Freight trains at a station.

Image source: Getty Images.

What management had to say 

CEO Jack Hellmann commented on the company's quarterly results, saying:

Our financial results for the third quarter of 2018 were strong, with reported diluted earnings per share increasing 45% and adjusted diluted earnings per share increasing 52%. Our North American financial results (approximately 80% of operating income) were uniformly positive led by 11.5% revenue growth, an operating ratio that improved around 300 basis points to 71.2%, and a 25% increase in operating income. Meanwhile, third-quarter results in our Australia Region (approximately 15% of operating income) and U.K./Europe Region (approximately 5% of operating income) were slightly below our expectations.

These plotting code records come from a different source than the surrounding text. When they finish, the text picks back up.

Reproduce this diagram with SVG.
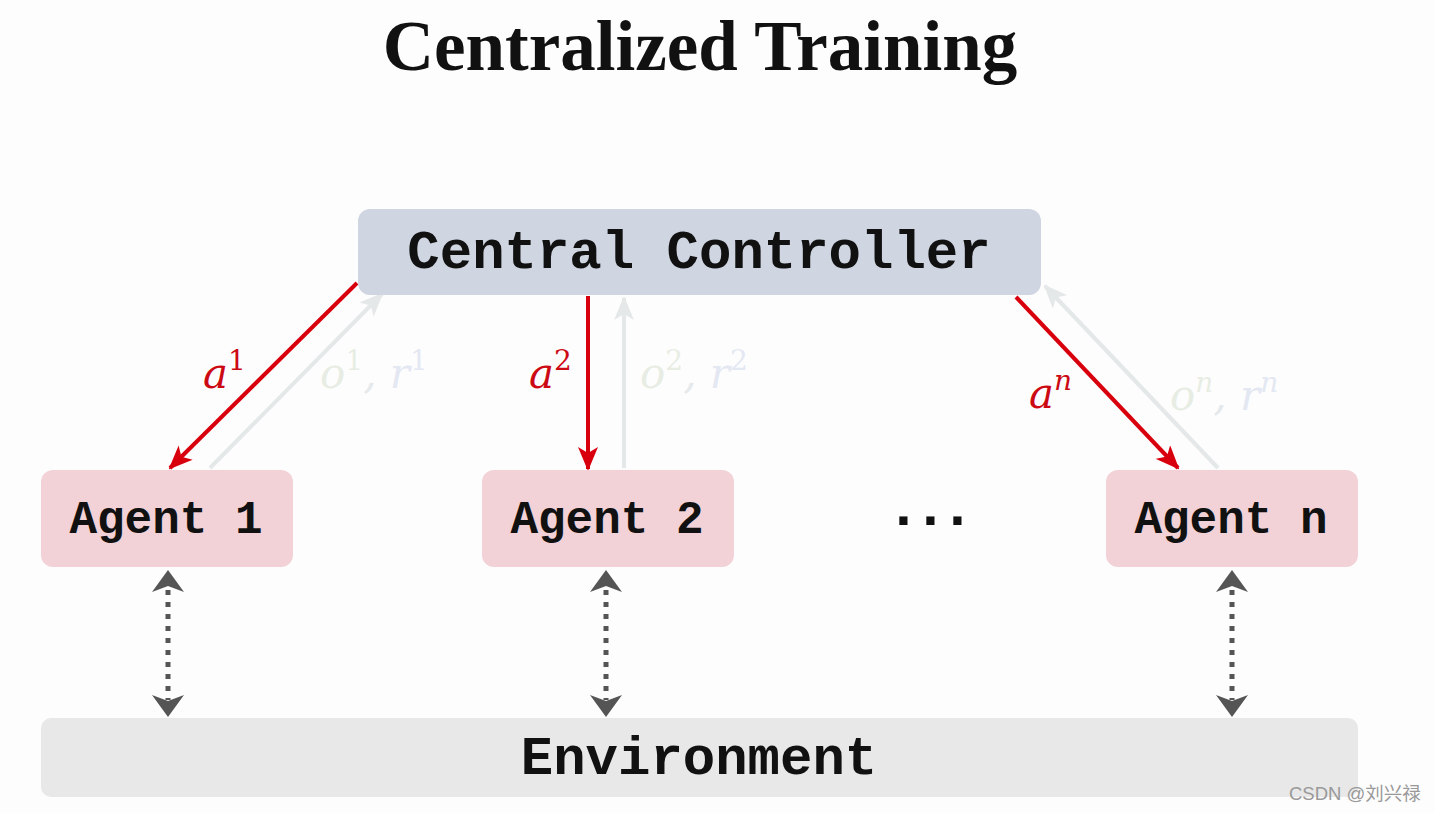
<svg xmlns="http://www.w3.org/2000/svg" width="1435" height="813" viewBox="0 0 1435 813">
<defs>
<style>
.mono{font-family:"Liberation Mono","Courier New",monospace;font-weight:bold;fill:#111;}
.math{font-family:"DejaVu Serif","Liberation Serif",serif;font-style:italic;font-size:42px;}
.red{stroke:#d9000d;stroke-width:4;fill:none;}
.gray{stroke:#e5e8e8;stroke-width:4;fill:none;}
.dot{stroke:#555;stroke-width:5;stroke-dasharray:5 7;fill:none;}
</style>
<marker id="hr" viewBox="0 0 24 20" refX="22" refY="10" markerWidth="24" markerHeight="20" markerUnits="userSpaceOnUse" orient="auto">
<path d="M0,0 L24,10 L0,20 L6,10 Z" fill="#d9000d"/>
</marker>
<marker id="hg" viewBox="0 0 24 20" refX="22" refY="10" markerWidth="24" markerHeight="20" markerUnits="userSpaceOnUse" orient="auto">
<path d="M0,0 L24,10 L0,20 L6,10 Z" fill="#e5e8e8"/>
</marker>
</defs>
<rect width="1435" height="813" fill="#fefdfe"/>
<text x="700" y="70" text-anchor="middle" font-family="Liberation Serif,serif" font-weight="bold" font-size="71" fill="#111">Centralized Training</text>

<g id="connectors">
<line class="gray" x1="210" y1="468" x2="382" y2="294" marker-end="url(#hg)"/>
<line class="gray" x1="624" y1="468" x2="624" y2="298" marker-end="url(#hg)"/>
<line class="gray" x1="1218" y1="468" x2="1045" y2="286" marker-end="url(#hg)"/>
<line class="red" x1="357" y1="283" x2="170" y2="468" marker-end="url(#hr)"/>
<line class="red" x1="588" y1="296" x2="588" y2="469" marker-end="url(#hr)"/>
<line class="red" x1="1016" y1="297" x2="1178" y2="468" marker-end="url(#hr)"/>
<g>
<line class="dot" x1="168" y1="590" x2="168" y2="700"/>
<path d="M168,570 L184,592 L168,586 L152,592 Z" fill="#555"/>
<path d="M168,717 L184,695 L168,701 L152,695 Z" fill="#555"/>
</g>
<g>
<line class="dot" x1="606" y1="590" x2="606" y2="700"/>
<path d="M606,570 L622,592 L606,586 L590,592 Z" fill="#555"/>
<path d="M606,717 L622,695 L606,701 L590,695 Z" fill="#555"/>
</g>
<g>
<line class="dot" x1="1232" y1="590" x2="1232" y2="700"/>
<path d="M1232,570 L1248,592 L1232,586 L1216,592 Z" fill="#555"/>
<path d="M1232,717 L1248,695 L1232,701 L1216,695 Z" fill="#555"/>
</g>
<text class="math" x="203" y="388" fill="#cc0a14">a<tspan font-style="normal" font-size="28" dy="-18">1</tspan></text>
<text class="math" x="529" y="388" fill="#cc0a14">a<tspan font-style="normal" font-size="28" dy="-18">2</tspan></text>
<text class="math" x="1029" y="408" fill="#cc0a14">a<tspan font-size="28" dy="-18">n</tspan></text>
<text class="math" x="320" y="388"><tspan fill="#e8ede4">o</tspan><tspan fill="#e8ede4" font-style="normal" font-size="28" dy="-18">1</tspan><tspan fill="#e6e9ec" dy="18">, </tspan><tspan fill="#e3e8f2">r</tspan><tspan fill="#e3e8f2" font-style="normal" font-size="28" dy="-18">1</tspan></text>
<text class="math" x="640" y="388"><tspan fill="#e8ede4">o</tspan><tspan fill="#e8ede4" font-style="normal" font-size="28" dy="-18">2</tspan><tspan fill="#e6e9ec" dy="18">, </tspan><tspan fill="#e3e8f2">r</tspan><tspan fill="#e3e8f2" font-style="normal" font-size="28" dy="-18">2</tspan></text>
<text class="math" x="1170" y="410"><tspan fill="#e8ede4">o</tspan><tspan fill="#e8ede4" font-size="28" dy="-18">n</tspan><tspan fill="#e6e9ec" dy="18">, </tspan><tspan fill="#e3e8f2">r</tspan><tspan fill="#e3e8f2" font-size="28" dy="-18">n</tspan></text>
</g>

<g id="central">
<rect x="358" y="209" width="683" height="86" rx="12" fill="#cfd5e1"/>
<text class="mono" x="699" y="268" text-anchor="middle" font-size="54">Central Controller</text>
</g>
<g id="agent1">
<rect x="41" y="470" width="252" height="97" rx="12" fill="#f2d2d7"/>
<text class="mono" x="166" y="533" text-anchor="middle" font-size="46">Agent 1</text>
</g>
<g id="agent2">
<rect x="482" y="470" width="252" height="97" rx="12" fill="#f2d2d7"/>
<text class="mono" x="607" y="533" text-anchor="middle" font-size="46">Agent 2</text>
</g>
<g id="ellipsis">
<text class="mono" x="886" y="525" font-size="58" letter-spacing="-7.8">...</text>
</g>
<g id="agentn">
<rect x="1106" y="470" width="252" height="97" rx="12" fill="#f2d2d7"/>
<text class="mono" x="1231" y="533" text-anchor="middle" font-size="46">Agent n</text>
</g>
<g id="environment">
<rect x="41" y="718" width="1317" height="79" rx="10" fill="#e8e8e8"/>
<text class="mono" x="699" y="774" text-anchor="middle" font-size="54">Environment</text>
</g>
<text x="1289" y="800" font-family="Liberation Sans,Noto Sans CJK SC,sans-serif" font-size="18.5" fill="#999">CSDN @刘兴禄</text>
</svg>
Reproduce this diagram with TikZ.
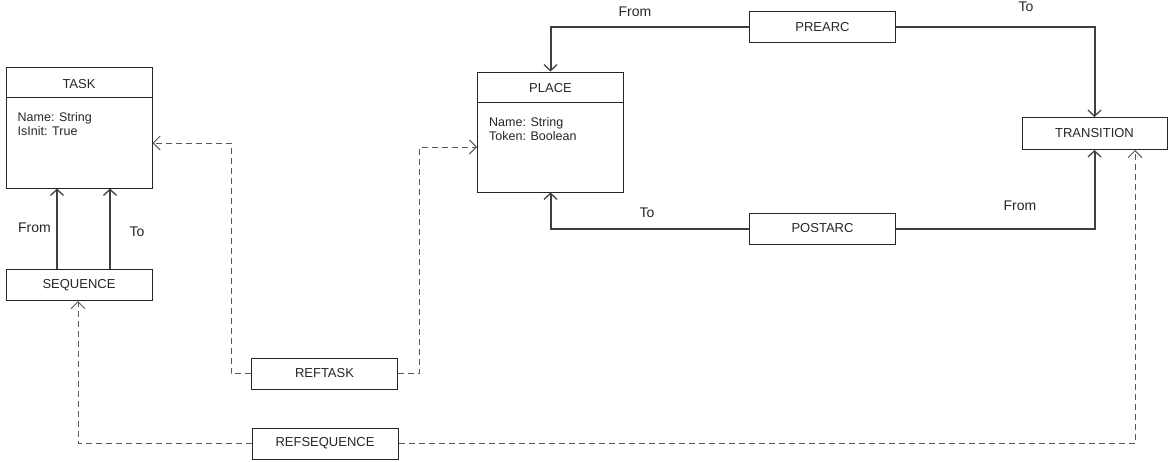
\documentclass[tikz,border=0pt]{standalone}
\usepackage{fontspec}
\setmainfont{Liberation Sans}
\usetikzlibrary{arrows.meta}
\begin{document}
\begin{tikzpicture}[x=1pt,y=-1pt,
  box/.style={draw=black!85,line width=1pt,minimum width=146pt,minimum height=31pt,
    inner sep=0pt,font=\fontsize{13}{15}\selectfont,text=black!85},
  classbox/.style={draw=black!85,line width=1pt,minimum width=146pt,inner sep=0pt},
  title/.style={font=\fontsize{13}{15}\selectfont,text=black!85,inner sep=0pt},
  attrs/.style={font=\fontsize{12.5}{14}\selectfont,text=black!85,align=left,
    anchor=north west,inner sep=0pt},
  assoc/.style={draw=black!75,line width=2pt,
    -{Straight Barb[length=6pt,width=13pt,line width=1.3pt]}},
  ref/.style={draw=black!65,line width=1pt,dash pattern=on 6pt off 4pt,
    -{Straight Barb[length=7pt,width=14pt]}},
  lbl/.style={font=\fontsize{14}{16}\selectfont,text=black!85,inner sep=0pt}
]
\useasboundingbox (0,0) rectangle (1169,461);

% TASK class
\node[classbox,minimum height=121pt] (task) at (79,127.5) {};
\draw[draw=black!85,line width=1pt] ([yshift=-31pt]task.north west) -- ([yshift=-31pt]task.north east);
\node[title] (tasktitle) at (79,84) {TASK};
\node[attrs] (taskattrs) at (17.5,112.5) {Name: String\\IsInit: True};

% PLACE class
\node[classbox,minimum height=120pt] (place) at (550.5,132) {};
\draw[draw=black!85,line width=1pt] ([yshift=-31pt]place.north west) -- ([yshift=-31pt]place.north east);
\node[title] (placetitle) at (550.5,88) {PLACE};
\node[attrs] (placeattrs) at (489,117) {Name: String\\Token: Boolean};

% plain boxes
\node[box] (seq) at (79,285) {SEQUENCE};
\node[box] (reftask) at (324.5,373.5) {REFTASK};
\node[box] (refseq) at (325,443.5) {REFSEQUENCE};
\node[box] (prearc) at (822.5,27) {PREARC};
\node[box] (postarc) at (822.5,228.5) {POSTARC};
\node[box,minimum width=145pt,minimum height=32pt] (trans) at (1094.5,133.5) {TRANSITION};

% sequence links
\draw[assoc] ([xshift=-22pt]seq.north) -- ([xshift=-22pt]task.south);
\draw[assoc] ([xshift=31pt]seq.north) -- ([xshift=31pt]task.south);
\node[lbl] (seqfrom) at (34.5,228) {From};
\node[lbl] (seqto) at (137,232) {To};

% arcs of the net
\draw[assoc] (prearc.west) -| (place.north);
\draw[assoc] (prearc.east) -| (trans.north);
\draw[assoc] (postarc.west) -| (place.south);
\draw[assoc] (postarc.east) -| (trans.south);
\node[lbl] (prefrom) at (635,12) {From};
\node[lbl] (preto) at (1026,7) {To};
\node[lbl] (postto) at (647,213) {To};
\node[lbl] (postfrom) at (1020,206) {From};

% references
\draw[ref] (reftask.west) -- ++(-20,0) |- ([yshift=-15.5pt]task.east);
\draw[ref] (reftask.east) -- ++(21,0) |- ([yshift=-15pt]place.west);
\draw[ref] (refseq.west) -| ([xshift=-1pt]seq.south);
\draw[ref] (refseq.east) -| ([xshift=40.5pt]trans.south);
\end{tikzpicture}
\end{document}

Strength in the company's North American segment helped drive results higher during the quarter. Total freight carloads rose from 407,697 in the year-ago period to 446,219 thanks to nearly across the board growth. In addition to moving more carloads, the company hauled in a higher average revenue per carload, which rose from $596 to $613. Those healthy results more than offset weakness in the company's international operations.

Looking forward 

Hellman noted that the company's "commercial outlook remains positive in all three of our geographic segments." However, he warned that "we expect our fourth quarter financial results to be adversely impacted by three items," which included the impact from Hurricane Michael, delays in some coal shipments in Australia that will shift to 2019, and a shortage of locomotive drivers in the U.K. that will squeeze margins as it ramps training and hiring.